━━━ Data

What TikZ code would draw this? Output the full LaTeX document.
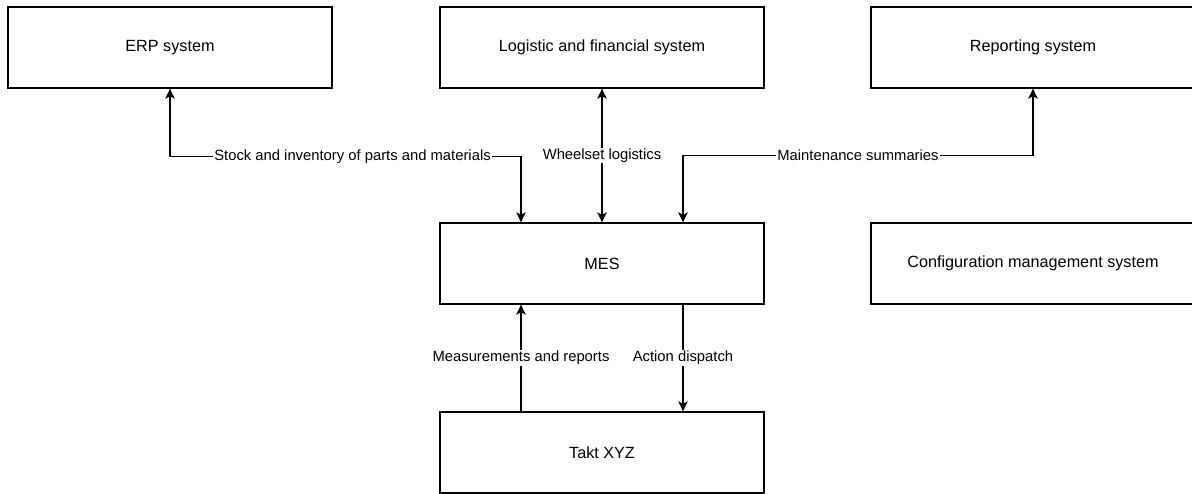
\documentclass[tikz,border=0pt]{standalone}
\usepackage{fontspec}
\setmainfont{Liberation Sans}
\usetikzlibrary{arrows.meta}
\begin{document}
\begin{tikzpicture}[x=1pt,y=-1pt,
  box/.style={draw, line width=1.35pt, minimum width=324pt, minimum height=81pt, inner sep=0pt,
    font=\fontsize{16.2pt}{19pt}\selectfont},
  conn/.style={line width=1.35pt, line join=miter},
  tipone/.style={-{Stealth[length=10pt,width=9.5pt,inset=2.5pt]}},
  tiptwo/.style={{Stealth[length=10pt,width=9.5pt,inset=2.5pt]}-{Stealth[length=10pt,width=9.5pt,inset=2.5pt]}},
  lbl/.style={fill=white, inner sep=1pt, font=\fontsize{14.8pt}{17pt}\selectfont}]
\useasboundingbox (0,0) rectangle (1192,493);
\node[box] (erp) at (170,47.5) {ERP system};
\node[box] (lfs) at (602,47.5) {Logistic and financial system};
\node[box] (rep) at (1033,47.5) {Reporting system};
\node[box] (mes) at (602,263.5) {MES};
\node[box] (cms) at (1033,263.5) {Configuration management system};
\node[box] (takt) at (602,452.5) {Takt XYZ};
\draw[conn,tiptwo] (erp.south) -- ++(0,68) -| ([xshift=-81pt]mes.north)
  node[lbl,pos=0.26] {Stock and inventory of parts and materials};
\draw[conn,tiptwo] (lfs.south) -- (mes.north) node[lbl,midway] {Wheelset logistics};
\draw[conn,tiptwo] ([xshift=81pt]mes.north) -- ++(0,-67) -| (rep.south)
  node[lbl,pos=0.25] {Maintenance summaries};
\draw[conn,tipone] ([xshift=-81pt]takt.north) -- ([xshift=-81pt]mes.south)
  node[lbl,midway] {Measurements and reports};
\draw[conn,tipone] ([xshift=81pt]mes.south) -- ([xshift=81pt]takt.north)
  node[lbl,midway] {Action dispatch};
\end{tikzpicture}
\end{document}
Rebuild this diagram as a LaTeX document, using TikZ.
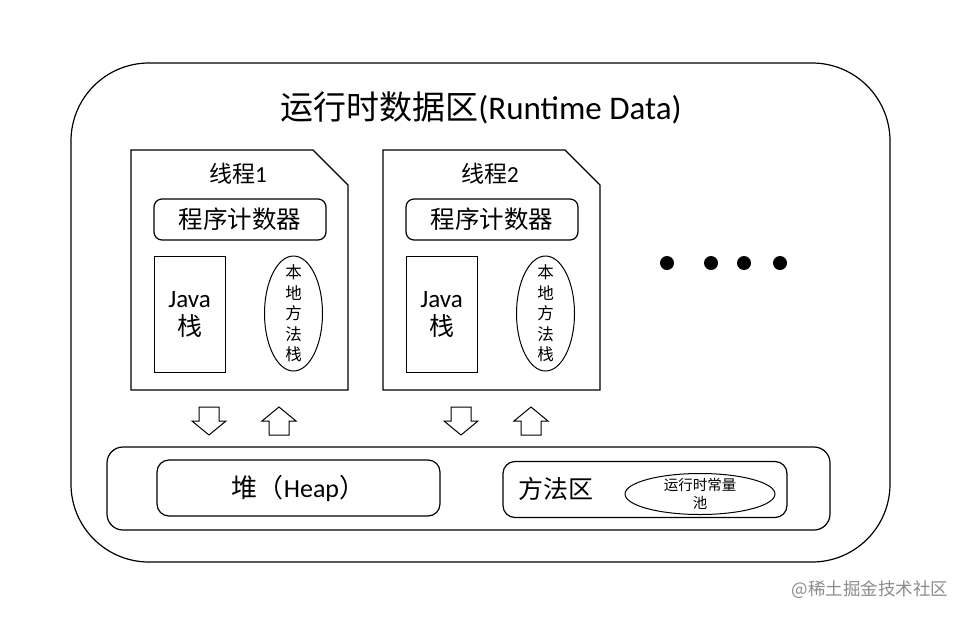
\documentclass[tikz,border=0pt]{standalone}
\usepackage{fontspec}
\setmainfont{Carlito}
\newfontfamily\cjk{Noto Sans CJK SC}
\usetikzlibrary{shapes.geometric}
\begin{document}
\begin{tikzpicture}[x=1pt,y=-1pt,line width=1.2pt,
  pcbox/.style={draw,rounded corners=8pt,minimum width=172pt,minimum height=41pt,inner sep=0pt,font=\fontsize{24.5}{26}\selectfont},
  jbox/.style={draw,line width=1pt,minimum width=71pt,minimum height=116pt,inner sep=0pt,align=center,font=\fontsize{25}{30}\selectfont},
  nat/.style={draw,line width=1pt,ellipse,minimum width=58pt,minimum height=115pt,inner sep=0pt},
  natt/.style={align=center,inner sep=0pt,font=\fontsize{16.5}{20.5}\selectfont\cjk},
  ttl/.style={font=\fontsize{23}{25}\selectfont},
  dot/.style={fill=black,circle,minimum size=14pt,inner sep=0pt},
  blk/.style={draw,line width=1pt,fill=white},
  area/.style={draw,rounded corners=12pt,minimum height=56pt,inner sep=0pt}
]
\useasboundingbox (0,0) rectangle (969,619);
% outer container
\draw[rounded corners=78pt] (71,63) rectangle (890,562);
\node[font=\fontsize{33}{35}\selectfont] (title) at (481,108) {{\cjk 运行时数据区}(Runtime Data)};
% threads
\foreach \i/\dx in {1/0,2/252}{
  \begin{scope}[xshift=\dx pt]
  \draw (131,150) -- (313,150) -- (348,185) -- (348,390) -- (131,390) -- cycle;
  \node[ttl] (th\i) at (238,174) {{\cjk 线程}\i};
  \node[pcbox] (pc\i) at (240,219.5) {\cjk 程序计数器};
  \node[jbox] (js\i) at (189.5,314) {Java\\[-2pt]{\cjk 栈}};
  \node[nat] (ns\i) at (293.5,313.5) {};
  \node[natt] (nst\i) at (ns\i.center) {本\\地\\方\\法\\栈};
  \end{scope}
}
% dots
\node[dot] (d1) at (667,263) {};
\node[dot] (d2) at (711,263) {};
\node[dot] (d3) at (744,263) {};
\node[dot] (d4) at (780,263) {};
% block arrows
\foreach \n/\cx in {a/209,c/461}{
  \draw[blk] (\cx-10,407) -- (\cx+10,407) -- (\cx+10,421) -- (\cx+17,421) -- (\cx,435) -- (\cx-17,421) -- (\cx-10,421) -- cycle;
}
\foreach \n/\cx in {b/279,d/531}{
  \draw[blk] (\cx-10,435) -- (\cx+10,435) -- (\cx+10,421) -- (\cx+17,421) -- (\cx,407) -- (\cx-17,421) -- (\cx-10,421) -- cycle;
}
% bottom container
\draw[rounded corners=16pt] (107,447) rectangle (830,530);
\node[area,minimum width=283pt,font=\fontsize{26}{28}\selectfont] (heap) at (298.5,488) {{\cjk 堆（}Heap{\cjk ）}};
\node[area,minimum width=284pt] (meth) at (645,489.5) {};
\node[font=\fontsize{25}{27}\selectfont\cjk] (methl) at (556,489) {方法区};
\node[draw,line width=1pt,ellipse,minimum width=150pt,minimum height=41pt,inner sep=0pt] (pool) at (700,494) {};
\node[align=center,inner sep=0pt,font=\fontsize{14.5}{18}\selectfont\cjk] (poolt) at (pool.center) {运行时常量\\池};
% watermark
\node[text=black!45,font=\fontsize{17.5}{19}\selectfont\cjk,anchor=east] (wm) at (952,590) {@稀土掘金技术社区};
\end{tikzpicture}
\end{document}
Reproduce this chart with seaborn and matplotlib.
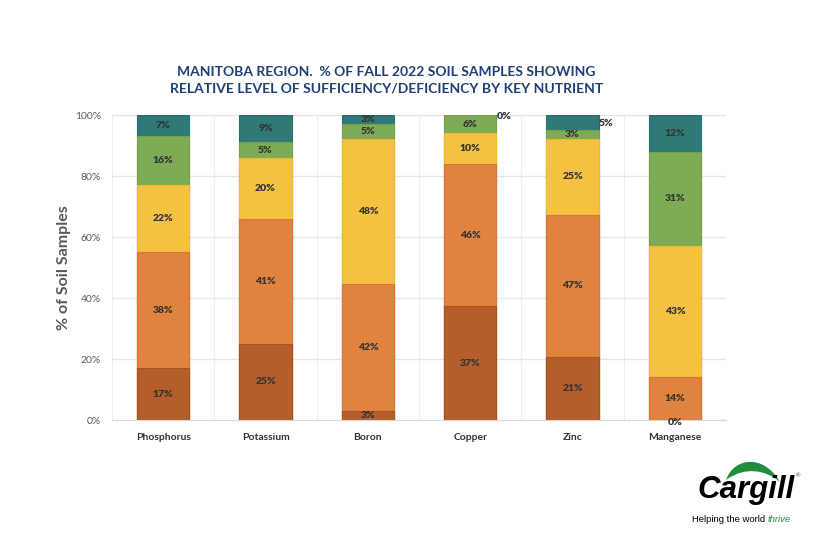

━━━━━━

▶ [Stated exercise] From the records, copy every line that has the string "this" in it.

▶ [Task solution]
What TikZ code would draw this? Output the full LaTeX document.
Rebuild this diagram as a LaTeX document, using TikZ.
Reproduce this chart with seaborn and matplotlib.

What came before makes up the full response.